* _Exercise task_:
Type out the complete listing below word for word, without its pictures.

* _Collected data_:
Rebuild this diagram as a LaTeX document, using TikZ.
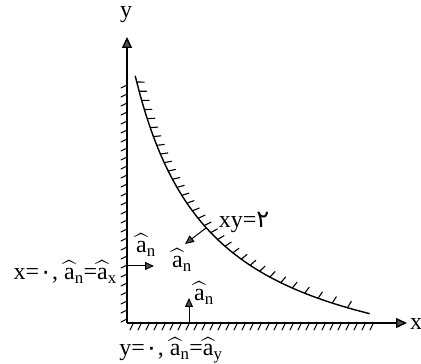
\documentclass[tikz,border=0pt]{standalone}
\usepackage{amsmath}
\usepackage{fontspec}
\setmainfont{Liberation Serif}
\newfontfamily\fafont[Script=Arabic]{DejaVu Sans}
\usetikzlibrary{arrows.meta}
\definecolor{headgray}{RGB}{80,80,80}
\newcommand{\unitvec}[1]{$\widehat{\text{a}}_{\text{#1}}$}
\newcommand{\fadigit}[1]{{\fafont #1}}
\tikzset{
  axisline/.style ={line width=1.4pt, -{Triangle[length=11pt,width=10pt,fill=headgray]}},
  wallline/.style ={line width=1.4pt},
  hatchline/.style={line width=1.1pt, line cap=round},
  normarrow/.style={line width=1pt, -{Triangle[length=9pt,width=8pt,fill=headgray]}},
  lbl/.style={inner sep=1pt, font=\fontsize{24}{28}\selectfont},
}

\begin{document}
\begin{tikzpicture}[x=1pt, y=1pt]
  \useasboundingbox (0,0) rectangle (421,364);
  \coordinate (O) at (127,41);
  \coordinate (Xend) at (407,41);
  \coordinate (Yend) at (127,327);
  % walls
  \foreach \yy in {4,13,...,243}
    \draw[hatchline] (127,41+\yy) -- (121,38+\yy);
  \foreach \xx in {6,14,...,246}
    \draw[hatchline] (127+\xx,40) -- (124+\xx,34);
  \draw[wallline] plot[domain=-0.71:0.696, samples=60, smooth, variable=\s]
    ({59+155*exp(\s)}, {-27+155*exp(-\s)});
  \foreach \k in {0,...,31} {
    \pgfmathsetmacro{\s}{-0.69+0.03*\k+0.0004*\k*\k}
    \pgfmathsetmacro{\u}{155*exp(\s)}
    \pgfmathsetmacro{\v}{155*exp(-\s)}
    \pgfmathsetmacro{\ang}{atan2(-\v,\u)}
    \draw[hatchline] (59+\u,-27+\v) -- ++({\ang+75}:7.5);
  }
  \draw[axisline] (O) -- (Xend);
  \draw[axisline] (O) -- (Yend);
  % labels
  \node[lbl] (labY) at (126,349) {y};
  \node[lbl, anchor=west] (labX) at (409,40) {x};
  \node[lbl] (labCurve) at (244,142) {xy=\fadigit{۲}};
  \node[lbl, anchor=east] (labLeft) at (118,92) {x=\fadigit{۰}, \unitvec{n}=\unitvec{x}};
  \node[lbl] (labBottom) at (171,14) {y=\fadigit{۰}, \unitvec{n}=\unitvec{y}};
  % normal vectors
  \coordinate (nLs) at (128,98);
  \coordinate (nLe) at (154,98);
  \draw[normarrow] (nLs) -- (nLe);
  \node[lbl] (anL) at (146,119) {\unitvec{n}};
  \coordinate (nBs) at (189,41);
  \coordinate (nBe) at (189,66);
  \draw[normarrow] (nBs) -- (nBe);
  \node[lbl] (anB) at (204,71) {\unitvec{n}};
  \coordinate (nCs) at (206,136);
  \coordinate (nCe) at (185,120);
  \draw[normarrow] (nCs) -- (nCe);
  \node[lbl] (anC) at (182,104) {\unitvec{n}};
\end{tikzpicture}
\end{document}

* _Written answer_:
Rebuild this diagram as a LaTeX document, using TikZ.
\documentclass[tikz,border=0pt]{standalone}
\usepackage{amsmath}
\usepackage{fontspec}
\setmainfont{Liberation Serif}
\newfontfamily\fafont[Script=Arabic]{DejaVu Sans}
\usetikzlibrary{arrows.meta}
\definecolor{headgray}{RGB}{80,80,80}
\newcommand{\unitvec}[1]{$\widehat{\text{a}}_{\text{#1}}$}
\newcommand{\fadigit}[1]{{\fafont #1}}
\tikzset{
  axisline/.style ={line width=1.4pt, -{Triangle[length=11pt,width=10pt,fill=headgray]}},
  wallline/.style ={line width=1.4pt},
  hatchline/.style={line width=1.1pt, line cap=round},
  normarrow/.style={line width=1pt, -{Triangle[length=9pt,width=8pt,fill=headgray]}},
  lbl/.style={inner sep=1pt, font=\fontsize{24}{28}\selectfont},
}

\begin{document}
\begin{tikzpicture}[x=1pt, y=1pt]
  \useasboundingbox (0,0) rectangle (421,364);
  \coordinate (O) at (127,41);
  \coordinate (Xend) at (407,41);
  \coordinate (Yend) at (127,327);
  % walls
  \foreach \yy in {4,13,...,243}
    \draw[hatchline] (127,41+\yy) -- (121,38+\yy);
  \foreach \xx in {6,14,...,246}
    \draw[hatchline] (127+\xx,40) -- (124+\xx,34);
  \draw[wallline] plot[domain=-0.71:0.696, samples=60, smooth, variable=\s]
    ({59+155*exp(\s)}, {-27+155*exp(-\s)});
  \foreach \k in {0,...,31} {
    \pgfmathsetmacro{\s}{-0.69+0.03*\k+0.0004*\k*\k}
    \pgfmathsetmacro{\u}{155*exp(\s)}
    \pgfmathsetmacro{\v}{155*exp(-\s)}
    \pgfmathsetmacro{\ang}{atan2(-\v,\u)}
    \draw[hatchline] (59+\u,-27+\v) -- ++({\ang+75}:7.5);
  }
  \draw[axisline] (O) -- (Xend);
  \draw[axisline] (O) -- (Yend);
  % labels
  \node[lbl] (labY) at (126,349) {y};
  \node[lbl, anchor=west] (labX) at (409,40) {x};
  \node[lbl] (labCurve) at (244,142) {xy=\fadigit{۲}};
  \node[lbl, anchor=east] (labLeft) at (118,92) {x=\fadigit{۰}, \unitvec{n}=\unitvec{x}};
  \node[lbl] (labBottom) at (171,14) {y=\fadigit{۰}, \unitvec{n}=\unitvec{y}};
  % normal vectors
  \coordinate (nLs) at (128,98);
  \coordinate (nLe) at (154,98);
  \draw[normarrow] (nLs) -- (nLe);
  \node[lbl] (anL) at (146,119) {\unitvec{n}};
  \coordinate (nBs) at (189,41);
  \coordinate (nBe) at (189,66);
  \draw[normarrow] (nBs) -- (nBe);
  \node[lbl] (anB) at (204,71) {\unitvec{n}};
  \coordinate (nCs) at (206,136);
  \coordinate (nCe) at (185,120);
  \draw[normarrow] (nCs) -- (nCe);
  \node[lbl] (anC) at (182,104) {\unitvec{n}};
\end{tikzpicture}
\end{document}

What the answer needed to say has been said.